▸ **Work to be completed**: In the entries below, which lines run from the one containing "Recreate this image" to the one containing "(0,0) rectangle (1293,486);"? Copy exactly those lines, ends included, and no others.
# # # #
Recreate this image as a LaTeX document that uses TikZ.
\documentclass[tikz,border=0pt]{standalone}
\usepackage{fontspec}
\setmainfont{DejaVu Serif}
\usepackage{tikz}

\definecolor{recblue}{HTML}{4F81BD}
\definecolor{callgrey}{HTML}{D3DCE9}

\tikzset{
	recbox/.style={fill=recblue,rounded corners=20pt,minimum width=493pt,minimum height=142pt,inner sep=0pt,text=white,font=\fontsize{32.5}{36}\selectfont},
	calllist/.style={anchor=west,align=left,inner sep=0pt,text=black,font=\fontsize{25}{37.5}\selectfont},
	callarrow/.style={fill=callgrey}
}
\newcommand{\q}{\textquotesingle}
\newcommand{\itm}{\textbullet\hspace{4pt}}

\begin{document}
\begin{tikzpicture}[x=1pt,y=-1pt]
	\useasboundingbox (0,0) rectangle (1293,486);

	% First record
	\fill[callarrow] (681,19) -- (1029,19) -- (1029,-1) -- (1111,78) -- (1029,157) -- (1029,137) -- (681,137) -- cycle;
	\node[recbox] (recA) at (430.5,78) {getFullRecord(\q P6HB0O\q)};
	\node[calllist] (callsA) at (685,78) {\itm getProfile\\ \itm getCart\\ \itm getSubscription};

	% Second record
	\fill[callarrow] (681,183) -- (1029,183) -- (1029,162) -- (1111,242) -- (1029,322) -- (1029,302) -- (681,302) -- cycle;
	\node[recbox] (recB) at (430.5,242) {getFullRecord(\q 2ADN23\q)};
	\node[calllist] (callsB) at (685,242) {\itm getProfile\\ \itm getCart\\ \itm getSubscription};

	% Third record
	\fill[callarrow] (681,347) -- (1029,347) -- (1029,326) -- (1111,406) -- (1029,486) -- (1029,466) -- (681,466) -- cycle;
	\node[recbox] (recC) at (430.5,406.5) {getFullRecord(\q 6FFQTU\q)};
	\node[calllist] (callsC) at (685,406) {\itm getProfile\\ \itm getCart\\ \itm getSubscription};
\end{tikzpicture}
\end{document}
# # # #
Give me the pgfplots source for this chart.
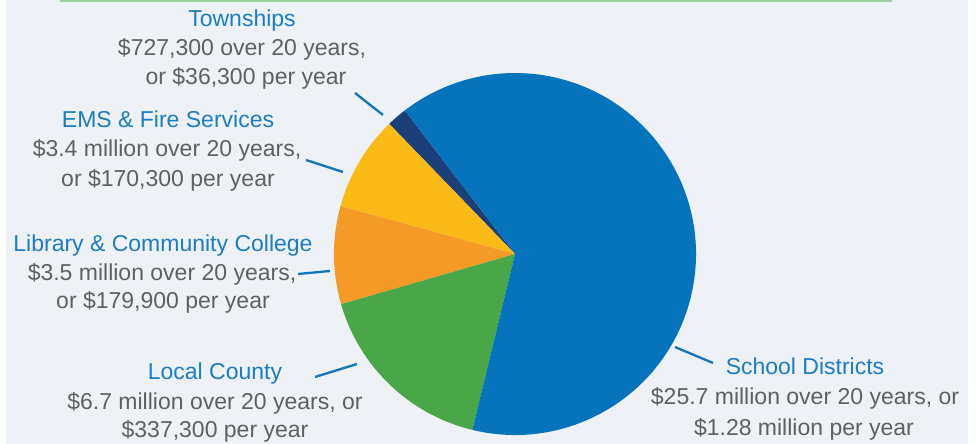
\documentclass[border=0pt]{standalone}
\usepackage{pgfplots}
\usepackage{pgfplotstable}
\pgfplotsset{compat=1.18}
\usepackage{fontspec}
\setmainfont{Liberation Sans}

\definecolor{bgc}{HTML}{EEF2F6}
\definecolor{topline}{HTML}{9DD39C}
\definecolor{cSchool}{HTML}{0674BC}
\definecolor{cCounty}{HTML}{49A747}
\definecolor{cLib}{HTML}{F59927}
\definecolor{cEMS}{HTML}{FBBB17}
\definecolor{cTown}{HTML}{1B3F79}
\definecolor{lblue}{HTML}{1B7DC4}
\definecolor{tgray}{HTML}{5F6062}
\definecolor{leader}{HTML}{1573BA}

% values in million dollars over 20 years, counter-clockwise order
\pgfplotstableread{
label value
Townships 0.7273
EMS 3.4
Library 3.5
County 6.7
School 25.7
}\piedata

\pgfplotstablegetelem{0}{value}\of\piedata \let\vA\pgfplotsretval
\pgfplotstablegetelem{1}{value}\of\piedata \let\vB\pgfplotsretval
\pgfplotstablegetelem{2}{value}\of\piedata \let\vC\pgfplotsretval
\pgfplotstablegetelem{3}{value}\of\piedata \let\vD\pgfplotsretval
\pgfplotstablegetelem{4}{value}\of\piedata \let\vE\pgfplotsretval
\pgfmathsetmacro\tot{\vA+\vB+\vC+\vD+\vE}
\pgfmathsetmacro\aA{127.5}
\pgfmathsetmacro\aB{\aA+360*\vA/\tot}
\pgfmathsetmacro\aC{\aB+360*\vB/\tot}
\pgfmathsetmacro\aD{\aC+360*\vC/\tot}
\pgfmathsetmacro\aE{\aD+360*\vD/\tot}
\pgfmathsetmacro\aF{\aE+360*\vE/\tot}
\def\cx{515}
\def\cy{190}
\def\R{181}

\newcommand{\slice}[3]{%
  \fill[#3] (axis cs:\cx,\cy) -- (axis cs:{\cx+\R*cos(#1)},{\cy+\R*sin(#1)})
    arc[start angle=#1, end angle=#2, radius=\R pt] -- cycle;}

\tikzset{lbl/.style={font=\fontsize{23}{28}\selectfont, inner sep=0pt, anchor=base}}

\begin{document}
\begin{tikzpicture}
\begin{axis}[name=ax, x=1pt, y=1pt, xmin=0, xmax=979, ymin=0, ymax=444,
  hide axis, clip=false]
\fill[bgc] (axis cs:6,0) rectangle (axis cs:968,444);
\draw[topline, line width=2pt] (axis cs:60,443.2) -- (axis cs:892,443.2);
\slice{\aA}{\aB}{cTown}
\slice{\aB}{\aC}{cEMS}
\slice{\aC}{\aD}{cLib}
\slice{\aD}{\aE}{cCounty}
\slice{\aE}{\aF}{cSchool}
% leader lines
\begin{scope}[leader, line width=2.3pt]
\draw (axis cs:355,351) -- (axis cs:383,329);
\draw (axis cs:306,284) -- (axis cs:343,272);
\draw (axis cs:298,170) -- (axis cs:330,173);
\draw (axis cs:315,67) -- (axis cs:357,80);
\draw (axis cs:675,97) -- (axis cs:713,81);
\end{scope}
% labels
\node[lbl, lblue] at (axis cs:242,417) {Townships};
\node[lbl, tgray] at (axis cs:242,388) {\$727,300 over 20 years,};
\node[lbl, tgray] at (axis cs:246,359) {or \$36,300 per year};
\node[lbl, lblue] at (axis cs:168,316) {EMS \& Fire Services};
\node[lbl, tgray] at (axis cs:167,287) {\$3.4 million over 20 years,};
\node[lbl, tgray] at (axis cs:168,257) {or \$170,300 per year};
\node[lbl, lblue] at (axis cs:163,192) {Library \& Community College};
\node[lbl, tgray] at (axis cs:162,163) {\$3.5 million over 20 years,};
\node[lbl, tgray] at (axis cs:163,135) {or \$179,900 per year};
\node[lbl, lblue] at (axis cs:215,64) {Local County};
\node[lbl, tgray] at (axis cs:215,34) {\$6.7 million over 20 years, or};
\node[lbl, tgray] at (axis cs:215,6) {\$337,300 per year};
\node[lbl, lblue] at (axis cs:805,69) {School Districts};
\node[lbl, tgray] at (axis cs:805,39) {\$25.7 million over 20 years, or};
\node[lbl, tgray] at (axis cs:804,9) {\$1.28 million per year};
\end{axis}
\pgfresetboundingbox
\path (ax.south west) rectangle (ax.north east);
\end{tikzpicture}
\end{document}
# # # #
▸ **Output**:
Recreate this image as a LaTeX document that uses TikZ.
\documentclass[tikz,border=0pt]{standalone}
\usepackage{fontspec}
\setmainfont{DejaVu Serif}
\usepackage{tikz}

\definecolor{recblue}{HTML}{4F81BD}
\definecolor{callgrey}{HTML}{D3DCE9}

\tikzset{
	recbox/.style={fill=recblue,rounded corners=20pt,minimum width=493pt,minimum height=142pt,inner sep=0pt,text=white,font=\fontsize{32.5}{36}\selectfont},
	calllist/.style={anchor=west,align=left,inner sep=0pt,text=black,font=\fontsize{25}{37.5}\selectfont},
	callarrow/.style={fill=callgrey}
}
\newcommand{\q}{\textquotesingle}
\newcommand{\itm}{\textbullet\hspace{4pt}}

\begin{document}
\begin{tikzpicture}[x=1pt,y=-1pt]
	\useasboundingbox (0,0) rectangle (1293,486);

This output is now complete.